Make no mistake: this man is not stupid. He has heard you every single time, and he gets it. However, on a primal level, nothing motivates and entices him to change his behavior. Contact or no contact. You keep talking, and it shows him how much you care about him, which is exactly what the man who loves you wants to feel.
Don’t make the mistake of believing your man is stupid. Never overexplain yourself to men. If you need to tell him something, tell him just once. Twice at the maximum. Tell him shortly and in a matter-of-fact manner:
“Hey, when you take the phone out when we’re talking in bed, it makes me feel like you don’t care about me.” Then stop. Don’t tell him what to do instead, or offer him the solution. He is not dumb, he will figure out the solution on his own.
If you give him the solution to a problem, you give him a chore. When you leave out the solution to a problem, you give him a challenge. You want to give him the challenge as he is happier with it.

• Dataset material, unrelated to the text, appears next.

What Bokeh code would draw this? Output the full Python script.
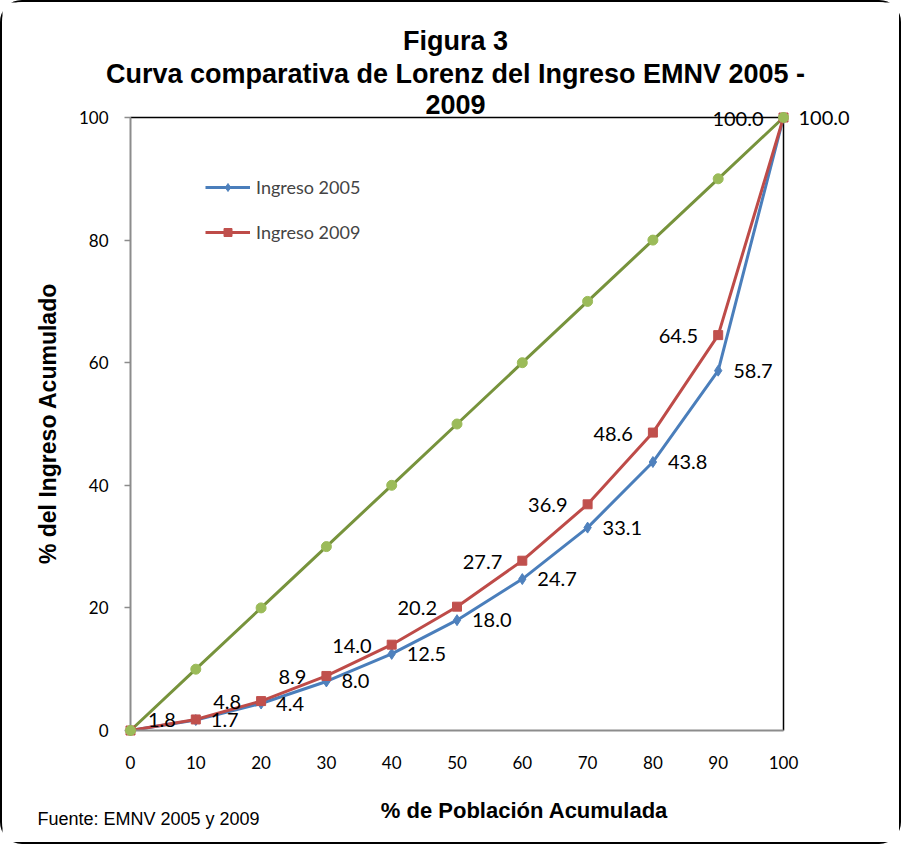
from bokeh.plotting import figure
from bokeh.models import (ColumnDataSource, LabelSet, Label, Legend, LegendItem,
                          FixedTicker, Range1d)
from bokeh.core.properties import value
from bokeh.embed import file_html
from bokeh.resources import INLINE
import math

# ---------------- data ----------------
poblacion = [0, 10, 20, 30, 40, 50, 60, 70, 80, 90, 100]
ingreso_2005 = [0, 1.7, 4.4, 8.0, 12.5, 18.0, 24.7, 33.1, 43.8, 58.7, 100.0]
ingreso_2009 = [0, 1.8, 4.8, 8.9, 14.0, 20.2, 27.7, 36.9, 48.6, 64.5, 100.0]
igualdad = [0, 10, 20, 30, 40, 50, 60, 70, 80, 90, 100]
x_ticks = [0, 10, 20, 30, 40, 50, 60, 70, 80, 90, 100]
y_ticks = [0, 20, 40, 60, 80, 100]

titulo = ["Figura 3", "Curva comparativa de Lorenz del Ingreso EMNV 2005 -", "2009"]
x_titulo = "% de Población Acumulada"
y_titulo = "% del Ingreso Acumulado"
fuente = "Fuente: EMNV 2005 y 2009"
serie_nombres = ["Ingreso 2005", "Ingreso 2009"]

# ---------------- layout (window pixels) ----------------
BORDER = 2
W, H = 901, 844                       # canvas; element = canvas + border
CL, CT = BORDER, BORDER               # canvas top-left in the window
CR, CB = CL + W, CT + H
PL, PT, PW, PH = 130, 117, 653, 613   # plot area (0..100 x 0..100) in the window
kx = PW / 100.0
ky = PH / 100.0

def sx(ax):
    return ax - CL

def sy(ay):
    return CB - ay

LABEL_FONT = "Lato"
BOLD_FONT = "Liberation Sans"

p = figure(width=W, height=H, output_backend="svg", toolbar_location=None,
           x_range=Range1d((CL - PL) / kx, (CR - PL) / kx),
           y_range=Range1d(-(CB - (PT + PH)) / ky, ((PT + PH) - CT) / ky),
           min_border=0)
p.styles = {"border": f"{BORDER}px solid black", "border-radius": "22px"}
p.background_fill_color = "white"
p.border_fill_color = "white"
p.outline_line_color = None
p.xgrid.visible = False
p.ygrid.visible = False

for ax in (p.xaxis, p.yaxis):
    ax.fixed_location = 0
    ax.bounds = (0, 100)
    ax.axis_line_color = "#8C8C8C"
    ax.axis_line_width = 2
    ax.major_tick_line_color = "#8C8C8C"
    ax.major_tick_line_width = 1.5
    ax.major_tick_out = 6
    ax.major_tick_in = 0
    ax.minor_tick_line_color = None
    ax.major_label_text_font = LABEL_FONT
    ax.major_label_text_font_size = "17px"
    ax.major_label_text_color = "black"
p.xaxis.ticker = FixedTicker(ticks=x_ticks)
p.yaxis.ticker = FixedTicker(ticks=y_ticks)
p.xaxis.major_tick_line_color = None
p.xaxis.major_tick_out = 0
p.xaxis.major_label_standoff = 25
p.yaxis.major_label_standoff = 16

# plot-area border (top and right), black
p.line(x=[x_ticks[0], x_ticks[-1]], y=[y_ticks[-1], y_ticks[-1]], line_color="black", line_width=1.5)
p.line(x=[x_ticks[-1], x_ticks[-1]], y=[y_ticks[0], y_ticks[-1]], line_color="black", line_width=1.5)

src = ColumnDataSource(dict(x=poblacion, y05=ingreso_2005, y09=ingreso_2009, yeq=igualdad))

BLUE, BLUE_M = "#4A7EBB", "#4F81BD"
RED, RED_M = "#BE4B48", "#C0504D"
GREEN, GREEN_M = "#77933C", "#9BBB59"

l05 = p.line("x", "y05", source=src, line_color=BLUE, line_width=3)
m05 = p.scatter("x", "y05", source=src, marker="diamond", size=11,
                fill_color=BLUE_M, line_color=BLUE_M)
l09 = p.line("x", "y09", source=src, line_color=RED, line_width=3)
m09 = p.scatter("x", "y09", source=src, marker="square", size=9,
                fill_color=RED_M, line_color=RED_M, level="overlay")
leq = p.line("x", "yeq", source=src, line_color=GREEN, line_width=3)
meq = p.scatter("x", "yeq", source=src, marker="circle", size=10,
                fill_color=GREEN_M, line_color=GREEN_M, level="overlay")

# data labels (skip the origin)
lab05 = ColumnDataSource(dict(x=poblacion[1:], y=ingreso_2005[1:],
                              t=[f"{v:.1f}" for v in ingreso_2005[1:]]))
lab09 = ColumnDataSource(dict(x=poblacion[1:], y=ingreso_2009[1:],
                              t=[f"{v:.1f}" for v in ingreso_2009[1:]]))
p.add_layout(LabelSet(x="x", y="y", text="t", source=lab05, text_align="left",
                      text_baseline="middle", x_offset=15, y_offset=0,
                      text_font=value(LABEL_FONT), text_font_size=value("20px"),
                      text_color="black"))
p.add_layout(LabelSet(x="x", y="y", text="t", source=lab09, text_align="right",
                      text_baseline="middle", x_offset=-20, y_offset=-1,
                      text_font=value(LABEL_FONT), text_font_size=value("20px"),
                      text_color="black"))

# legend: top-left of its box at (205, 180) in the window
legend = Legend(items=[LegendItem(label=serie_nombres[0], renderers=[l05, m05]),
                       LegendItem(label=serie_nombres[1], renderers=[l09, m09])],
                location=(205 - CL, CB - 180 - 63), border_line_color=None,
                background_fill_alpha=0,
                label_text_font=LABEL_FONT, label_text_font_size="18px",
                glyph_width=45, glyph_height=20, label_height=20, spacing=23,
                padding=0, margin=0, label_standoff=6)
p.add_layout(legend)

# titles
for txt, ay in zip(titulo, [40, 73, 104]):
    p.add_layout(Label(x=sx(455), y=sy(ay), x_units="screen", y_units="screen", text=txt,
                       text_align="center", text_baseline="middle",
                       text_font=BOLD_FONT, text_font_style="bold", text_font_size="27px",
                       text_color="black"))

p.add_layout(Label(x=sx(524), y=sy(810), x_units="screen", y_units="screen", text=x_titulo,
                   text_align="center", text_baseline="middle",
                   text_font=BOLD_FONT, text_font_style="bold", text_font_size="22px",
                   text_color="black"))
p.add_layout(Label(x=sx(47), y=sy(423), x_units="screen", y_units="screen", text=y_titulo,
                   text_align="center", text_baseline="middle", angle=math.pi / 2,
                   text_font=BOLD_FONT, text_font_style="bold", text_font_size="23px",
                   text_color="black"))
p.add_layout(Label(x=sx(37), y=sy(818), x_units="screen", y_units="screen", text=fuente,
                   text_align="left", text_baseline="middle",
                   text_font=BOLD_FONT, text_font_size="18px", text_color="black"))

open("out.html", "w").write(file_html(p, INLINE))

After you’ve told a man once, maximum twice, don’t offer him a deeper explanation and don’t fight with him(!). Next time he does the same thing, merely be cold and almost ignore him. In this scenario where you are being cold as he is on his phone yet again, he might ask you what’s wrong. If you’ve already told him, then make no mistake: he already knows. Do not take the bait. He is looking for you to overexplain yourself because you usually will. Excuse yourself to the bathroom or ignore him and say goodnight. I promise you, that phone will soon be gone.
Ignore him (or be cold) when you would normally fight him, and you will both soon be happier.
Men and women have many similarities, but we also have significant differences in how we approach situations because of our biological makeup. Don’t make the mistake of becoming bitter at men because of these differences.
Men are just as frustrated as we are.
You can keep complaining that men are men, or you can accept the differences and use them to your advantage, to protect yourself, and to learn to like men for who they are.